En revanche je ne pense pas que la possibilité de "tout dire" soit liée avec le sentiment de modernité que l'on a en écoutant Perotin, ceci pour au moins deux raisons :
- d'abord parce que Perotin sonne de façon moderne à nos oreilles alors que ce n'est pas le cas d'autres compositeurs du Moyen-Age. Si l'on prend par exemple les oeuvres d'auteurs anonymes de ce cd Hilliard, il y a un abîme entre elles et celles de Perotin. Ou bien Machaut, qui a écrit de très belles choses d'ailleurs mais qui ne sonnent pas "modernes". Ockeghem, dont vous parliez, non plus. Celui qui me paraît le plus proche de cet esprit contemplatif quasi-minimaliste et hyper-esthétisant (je sais que ces qualificatifs ne vous plairont pas
) c'est Josquin dans ses Motets à la Vierge. Mais ce côté moderne me semble plus radical encore chez Perotin : il y a dans son esthétique conçue à une époque où les préoccupations quotidiennes étaient sans lien avec les nôtres,
quelque-chose qui nous semble éminemment actuel aujourd'hui.
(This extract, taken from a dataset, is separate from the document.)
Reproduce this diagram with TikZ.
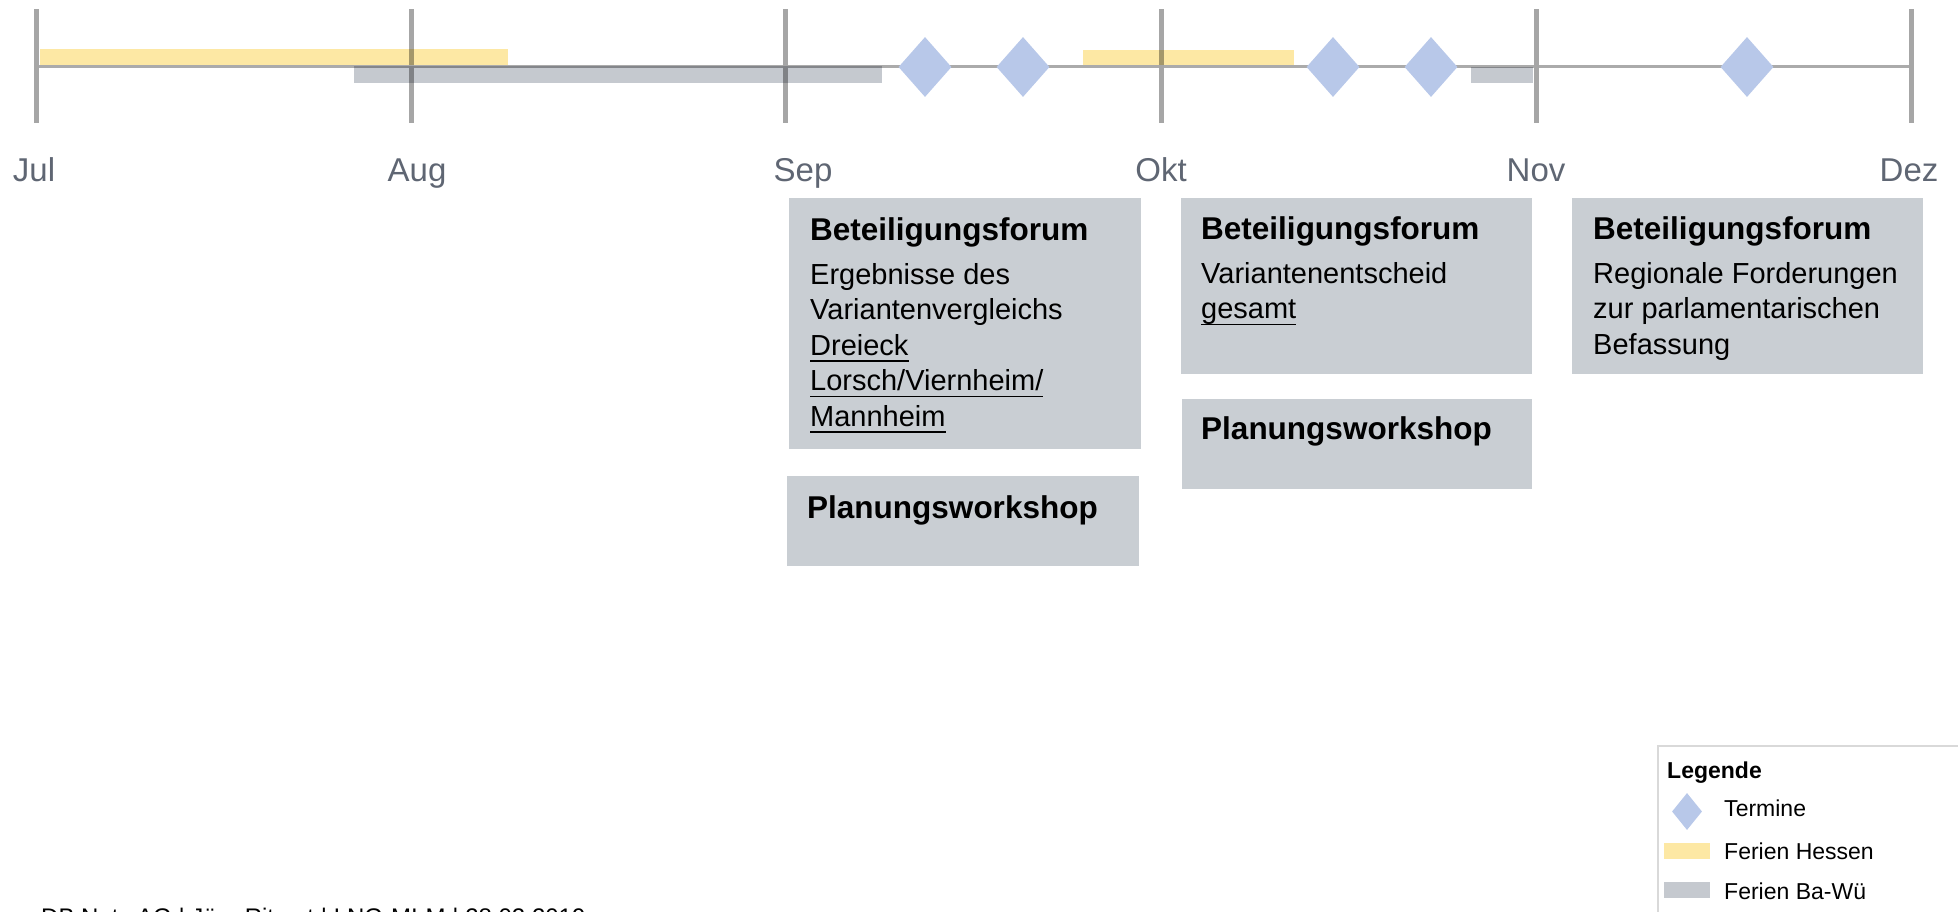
\documentclass[tikz,border=0pt]{standalone}
\usepackage{fontspec}
\setmainfont{Liberation Sans}
\usetikzlibrary{shapes.geometric}
\definecolor{tickgray}{HTML}{A6A6A6}
\definecolor{linegray}{HTML}{ABABAB}
\definecolor{hessen}{HTML}{FDE8A4}
\definecolor{bawue}{HTML}{C5C9CF}
\definecolor{terminblue}{HTML}{B8C8E9}
\definecolor{boxfill}{HTML}{C9CED3}
\definecolor{monthtxt}{HTML}{5F6673}
\definecolor{legframe}{HTML}{D9D9D9}
\newcommand\myul[1]{\setbox0\hbox{#1}\rlap{\rule[-6.5pt]{\wd0}{1.5pt}}\box0}
\begin{document}
\begin{tikzpicture}[x=1pt,y=-1pt,
  monthtick/.style={draw=tickgray, line width=5pt},
  monthlbl/.style={anchor=base, text=monthtxt, inner sep=0, font=\fontsize{33}{40}\selectfont},
  termin/.style={diamond, fill=terminblue, draw=none, minimum width=53pt, minimum height=60pt, inner sep=0},
  hbar/.style={fill=hessen},
  bbar/.style={fill=bawue},
  evbox/.style={fill=boxfill, draw=none, anchor=north west, inner sep=0},
  evtitle/.style={anchor=base west, inner sep=0, font=\fontsize{31.5}{38}\selectfont\bfseries},
  evbody/.style={anchor=base west, inner sep=0, font=\fontsize{29}{35.6}\selectfont},
  legtxt/.style={anchor=base west, inner sep=0, font=\fontsize{23}{28}\selectfont}]
\useasboundingbox (0,0) rectangle (1958,911);
\clip (0,0) rectangle (1958,911);
% timeline
\draw[draw=linegray, line width=3pt] (36,66) -- (1911,66);
\foreach \x in {36,411,785,1161,1536,1911}
  \draw[monthtick] (\x,9) -- (\x,123);
% holidays
\begin{scope}[blend mode=multiply]
  \fill[hbar] (40,49) rectangle (508,65);
  \fill[hbar] (1083,50) rectangle (1294,65);
  \fill[bbar] (354,66) rectangle (882,83);
  \fill[bbar] (1471,67) rectangle (1533,83);
\end{scope}
% appointments
\node[termin] (t1) at (925,67) {};
\node[termin] (t2) at (1023,67) {};
\node[termin] (t3) at (1333,67) {};
\node[termin] (t4) at (1431,67) {};
\node[termin] (t5) at (1747,67) {};
% months
\node[monthlbl] (mjul) at (34,181) {Jul};
\node[monthlbl] (maug) at (417,181) {Aug};
\node[monthlbl] (msep) at (803,181) {Sep};
\node[monthlbl] (mokt) at (1161,181) {Okt};
\node[monthlbl] (mnov) at (1536,181) {Nov};
\node[monthlbl] (mdez) at (1909,181) {Dez};
% event boxes
\node[evbox, minimum width=352pt, minimum height=251pt] (boxA) at (789,198) {};
\node[evbox, minimum width=352pt, minimum height=90pt] (boxB) at (787,476) {};
\node[evbox, minimum width=351pt, minimum height=176pt] (boxC) at (1181,198) {};
\node[evbox, minimum width=350pt, minimum height=90pt] (boxD) at (1182,399) {};
\node[evbox, minimum width=351pt, minimum height=176pt] (boxE) at (1572,198) {};
\node[evtitle] (titA) at (810,240) {Beteiligungsforum};
\node[evbody] (bodyA) at (810,284) {\vtop{\hbox{Ergebnisse des}\hbox{Variantenvergleichs}\hbox{\myul{Dreieck}}\hbox{\myul{Lorsch/Viernheim/}}\hbox{\myul{Mannheim}}}};
\node[evtitle] (titB) at (807,518) {Planungsworkshop};
\node[evtitle] (titC) at (1201,239) {Beteiligungsforum};
\node[evbody] (bodyC) at (1201,283) {\vtop{\hbox{Variantenentscheid}\hbox{\myul{gesamt}}}};
\node[evtitle] (titD) at (1201,439) {Planungsworkshop};
\node[evtitle] (titE) at (1593,239) {Beteiligungsforum};
\node[evbody] (bodyE) at (1593,283) {\vtop{\hbox{Regionale Forderungen}\hbox{zur parlamentarischen}\hbox{Befassung}}};
% legend
\draw[draw=legframe, line width=2pt] (1658,746) rectangle (1990,960);
\node[legtxt, font=\fontsize{23}{28}\selectfont\bfseries] (legtitle) at (1667,778) {Legende};
\node[termin, minimum width=30pt, minimum height=37pt] (legdia) at (1687,811.5) {};
\node[legtxt] (legterm) at (1724,816) {Termine};
\fill[hbar] (1664,843) rectangle (1710,859);
\node[legtxt] (leghes) at (1724,859) {Ferien Hessen};
\fill[bbar] (1664,882) rectangle (1710,898);
\node[legtxt] (legbw) at (1724,899) {Ferien Ba-Wü};
% footer
\node[anchor=base west, inner sep=0, font=\fontsize{24}{29}\selectfont] (footer) at (41,925) {DB Netz AG | Jörg Ritzert | I.NG-MI-M | 28.02.2019};
\end{tikzpicture}
\end{document}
Musicalement je ne me l'explique pas : cela vient sans doute de ce phénomène de miroitement que vous décriviez, et de cet étirement des valeurs rythmiques (?).
- Ensuite parce qu'aujourd'hui on ne peut pas "tout dire", justement, et que l'oeuvre de Perotin cadre avec un certain courant esthétique linéaire-minimaliste qui n'existe d'ailleurs pas qu'en musique. Aujourd'hui il est à peu près exclu d'écrire quelque-chose dans le style galant ou le baroque de cour, et assez mal vu de faire du romantisme. Ce sont des styles historiquement marqués, et celui de Perotin ne l'est bizarrement pas du tout.